* [WORK TO BE COMPLETED]: Reproduce the full listing below unchanged, apart from the pictures.
◆ ◆ ◆
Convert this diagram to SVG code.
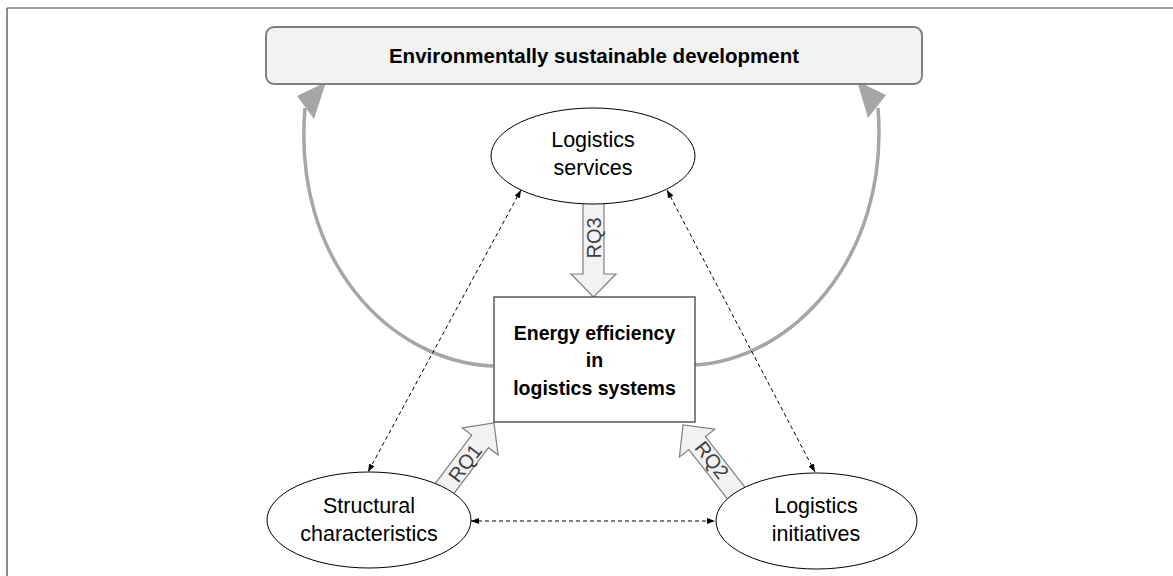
<svg xmlns="http://www.w3.org/2000/svg" width="1173" height="576" viewBox="0 0 1173 576">
<defs>
<style>
.lbl{font-family:"Liberation Sans",Arial,sans-serif;font-size:21.5px;fill:#000;text-anchor:middle}
.bold{font-family:"Liberation Sans",Arial,sans-serif;font-weight:bold;fill:#000;text-anchor:middle}
.rq{font-family:"Liberation Sans",Arial,sans-serif;font-size:20px;fill:#404040;text-anchor:middle}
.ell{fill:#fff;stroke:#000;stroke-width:1}
.blk{fill:#f2f2f2;stroke:#7f7f7f;stroke-width:1.2}
.dash{fill:none;stroke:#000;stroke-width:1;stroke-dasharray:4,3;marker-start:url(#dh);marker-end:url(#dh)}
.curve{fill:none;stroke:#a6a6a6;stroke-width:3.5}
.head{fill:#a6a6a6}
</style>
<marker id="dh" viewBox="0 0 8 6" refX="8" refY="3" markerWidth="8" markerHeight="6" markerUnits="userSpaceOnUse" orient="auto-start-reverse">
<path d="M0,0 L8,3 L0,6 z" fill="#000"/>
</marker>
</defs>
<rect width="1173" height="576" fill="#fff"/>
<g id="frame" fill="none" stroke="#404040" stroke-width="1.2">
<line x1="7" y1="8" x2="1173" y2="8"/>
<line x1="7" y1="8" x2="7" y2="576"/>
</g>
<g id="connectors">
<path class="curve" d="M493,366 C390,362 292,260 305,108"/>
<polygon class="head" points="326,82 297,96 314,119"/>
<path class="curve" d="M695,365 C790,360 890,260 878,108"/>
<polygon class="head" points="857,81 886,95 868,118"/>
<line class="dash" x1="521" y1="190" x2="368" y2="472"/>
<line class="dash" x1="667" y1="190" x2="815" y2="472"/>
<line class="dash" x1="471" y1="521" x2="715" y2="521"/>
<g id="rq3">
<path class="blk" transform="translate(593.5,196) rotate(90)" d="M0,-10.5 L78,-10.5 L78,-22.5 L101,0 L78,22.5 L78,10.5 L0,10.5 Z"/>
<text class="rq" transform="translate(593.5,238) rotate(-90)" y="7">RQ3</text>
</g>
<g id="rq1">
<path class="blk" transform="translate(439.8,494.9) rotate(-53)" d="M0,-10.5 L67,-10.5 L67,-22.5 L90,0 L67,22.5 L67,10.5 L0,10.5 Z"/>
<text class="rq" transform="translate(465,463) rotate(-53)" y="7">RQ1</text>
</g>
<g id="rq2">
<path class="blk" transform="translate(738.4,495.9) rotate(-128)" d="M0,-10.5 L67,-10.5 L67,-22.5 L90,0 L67,22.5 L67,10.5 L0,10.5 Z"/>
<text class="rq" transform="translate(712,460) rotate(52)" y="7">RQ2</text>
</g>
</g>
<g id="goal">
<rect x="266" y="27" width="656" height="57" rx="8" ry="8" fill="#f2f2f2" stroke="#7f7f7f" stroke-width="2"/>
<text class="bold" x="594" y="63" font-size="20.5">Environmentally sustainable development</text>
</g>
<g id="services">
<ellipse class="ell" cx="593" cy="156" rx="102" ry="48"/>
<text class="lbl" x="593" y="147">Logistics</text>
<text class="lbl" x="593" y="175">services</text>
</g>
<g id="efficiency">
<rect x="494" y="297" width="201" height="125" fill="#fff" stroke="#404040" stroke-width="1.3"/>
<text class="bold" x="594.5" y="340" font-size="19.5">Energy efficiency</text>
<text class="bold" x="594.5" y="367" font-size="19.5">in</text>
<text class="bold" x="594.5" y="395" font-size="19.5">logistics systems</text>
</g>
<g id="structural">
<ellipse class="ell" cx="369" cy="520" rx="102" ry="48"/>
<text class="lbl" x="369" y="513">Structural</text>
<text class="lbl" x="369" y="541">characteristics</text>
</g>
<g id="initiatives">
<ellipse class="ell" cx="816.5" cy="521" rx="100.5" ry="48"/>
<text class="lbl" x="816" y="513">Logistics</text>
<text class="lbl" x="816" y="541">initiatives</text>
</g>
</svg>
◆ ◆ ◆
* [ANSWER IN FULL]:
Convert this diagram to SVG code.
<svg xmlns="http://www.w3.org/2000/svg" width="1173" height="576" viewBox="0 0 1173 576">
<defs>
<style>
.lbl{font-family:"Liberation Sans",Arial,sans-serif;font-size:21.5px;fill:#000;text-anchor:middle}
.bold{font-family:"Liberation Sans",Arial,sans-serif;font-weight:bold;fill:#000;text-anchor:middle}
.rq{font-family:"Liberation Sans",Arial,sans-serif;font-size:20px;fill:#404040;text-anchor:middle}
.ell{fill:#fff;stroke:#000;stroke-width:1}
.blk{fill:#f2f2f2;stroke:#7f7f7f;stroke-width:1.2}
.dash{fill:none;stroke:#000;stroke-width:1;stroke-dasharray:4,3;marker-start:url(#dh);marker-end:url(#dh)}
.curve{fill:none;stroke:#a6a6a6;stroke-width:3.5}
.head{fill:#a6a6a6}
</style>
<marker id="dh" viewBox="0 0 8 6" refX="8" refY="3" markerWidth="8" markerHeight="6" markerUnits="userSpaceOnUse" orient="auto-start-reverse">
<path d="M0,0 L8,3 L0,6 z" fill="#000"/>
</marker>
</defs>
<rect width="1173" height="576" fill="#fff"/>
<g id="frame" fill="none" stroke="#404040" stroke-width="1.2">
<line x1="7" y1="8" x2="1173" y2="8"/>
<line x1="7" y1="8" x2="7" y2="576"/>
</g>
<g id="connectors">
<path class="curve" d="M493,366 C390,362 292,260 305,108"/>
<polygon class="head" points="326,82 297,96 314,119"/>
<path class="curve" d="M695,365 C790,360 890,260 878,108"/>
<polygon class="head" points="857,81 886,95 868,118"/>
<line class="dash" x1="521" y1="190" x2="368" y2="472"/>
<line class="dash" x1="667" y1="190" x2="815" y2="472"/>
<line class="dash" x1="471" y1="521" x2="715" y2="521"/>
<g id="rq3">
<path class="blk" transform="translate(593.5,196) rotate(90)" d="M0,-10.5 L78,-10.5 L78,-22.5 L101,0 L78,22.5 L78,10.5 L0,10.5 Z"/>
<text class="rq" transform="translate(593.5,238) rotate(-90)" y="7">RQ3</text>
</g>
<g id="rq1">
<path class="blk" transform="translate(439.8,494.9) rotate(-53)" d="M0,-10.5 L67,-10.5 L67,-22.5 L90,0 L67,22.5 L67,10.5 L0,10.5 Z"/>
<text class="rq" transform="translate(465,463) rotate(-53)" y="7">RQ1</text>
</g>
<g id="rq2">
<path class="blk" transform="translate(738.4,495.9) rotate(-128)" d="M0,-10.5 L67,-10.5 L67,-22.5 L90,0 L67,22.5 L67,10.5 L0,10.5 Z"/>
<text class="rq" transform="translate(712,460) rotate(52)" y="7">RQ2</text>
</g>
</g>
<g id="goal">
<rect x="266" y="27" width="656" height="57" rx="8" ry="8" fill="#f2f2f2" stroke="#7f7f7f" stroke-width="2"/>
<text class="bold" x="594" y="63" font-size="20.5">Environmentally sustainable development</text>
</g>
<g id="services">
<ellipse class="ell" cx="593" cy="156" rx="102" ry="48"/>
<text class="lbl" x="593" y="147">Logistics</text>
<text class="lbl" x="593" y="175">services</text>
</g>
<g id="efficiency">
<rect x="494" y="297" width="201" height="125" fill="#fff" stroke="#404040" stroke-width="1.3"/>
<text class="bold" x="594.5" y="340" font-size="19.5">Energy efficiency</text>
<text class="bold" x="594.5" y="367" font-size="19.5">in</text>
<text class="bold" x="594.5" y="395" font-size="19.5">logistics systems</text>
</g>
<g id="structural">
<ellipse class="ell" cx="369" cy="520" rx="102" ry="48"/>
<text class="lbl" x="369" y="513">Structural</text>
<text class="lbl" x="369" y="541">characteristics</text>
</g>
<g id="initiatives">
<ellipse class="ell" cx="816.5" cy="521" rx="100.5" ry="48"/>
<text class="lbl" x="816" y="513">Logistics</text>
<text class="lbl" x="816" y="541">initiatives</text>
</g>
</svg>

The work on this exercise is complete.